The three rules of epidemics, according to Gladwell are:
- The Law of the Few – there needs to be a certain mixture of a special type of person (Connectors – people who know and can influence a lot of different people from different social circles, Mavens – people who hold important information and intelligence on certain subjects and Salesmen – people who have a gift for telling stories and ‘selling’ messages) for a social epidemic to occur
- The Stickiness Factor – the type of message is also important. If it doesn’t ‘stick’ with the people it needs to influence, it won’t have any long term impact.
- The Power of Context – the first two factors alone can’t achieve a ‘social epidemic’ in the wrong environment. The context of the situation, such as whether a neighbourhood is run down and vandalised, is key. A major aspect of the sudden drop in crime rate in New York in the early 1990s was the efficient and extensive clean up of the run down transport system.
Gladwell’s anecdotal examples and questioning tone make for compelling reading, even for those with little interest in the academic understanding he is striving for. The book’s chapters each delve into an element of his ‘Tipping Point’ theory but are inter-connected with real life examples and stories that run throughout.
At the beginning and end of every section, the reader is reminded of what they have just read, what they are about to read and how it all fits together. For example, he says: “We’ve looked at the people who spread ideas and we’ve looked at the characteristics of successful ideas.
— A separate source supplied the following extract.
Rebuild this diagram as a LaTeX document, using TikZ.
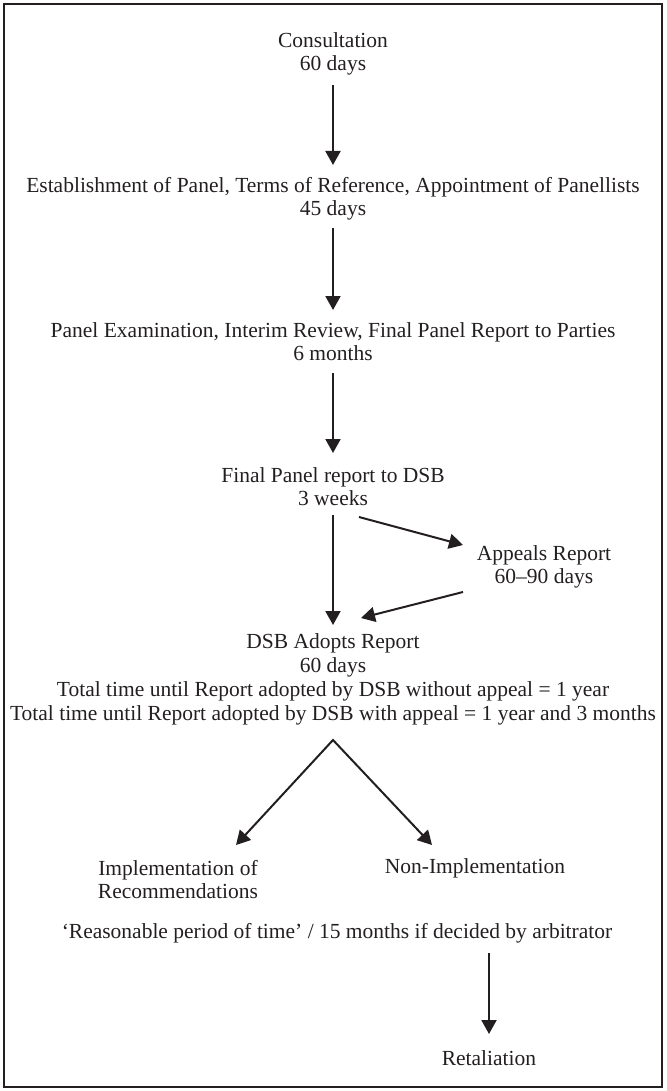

But the subject of this chapter [the Power of Context] is no less important than the first two.”
There is no doubt that the ‘Tipping Point’ deserves the critical acclaim it has received. I was inspired by it both on a personal and professional level. It makes the reader think in a new way about how they and those around them are influenced to act in a certain way or buy a certain product or listen to a certain person’s warnings, demonstrating why sometimes the most obvious messages just don’t get through. He concludes on a positive note, reassuring the reader that: “If there is difficulty and volatility in the world of the Tipping Point, there is a large measure of hopefulness as well … Look at the world around you. It may seem like an immovable, implacable place. It is not. With the slightest push – in just the right place – it can be tipped.”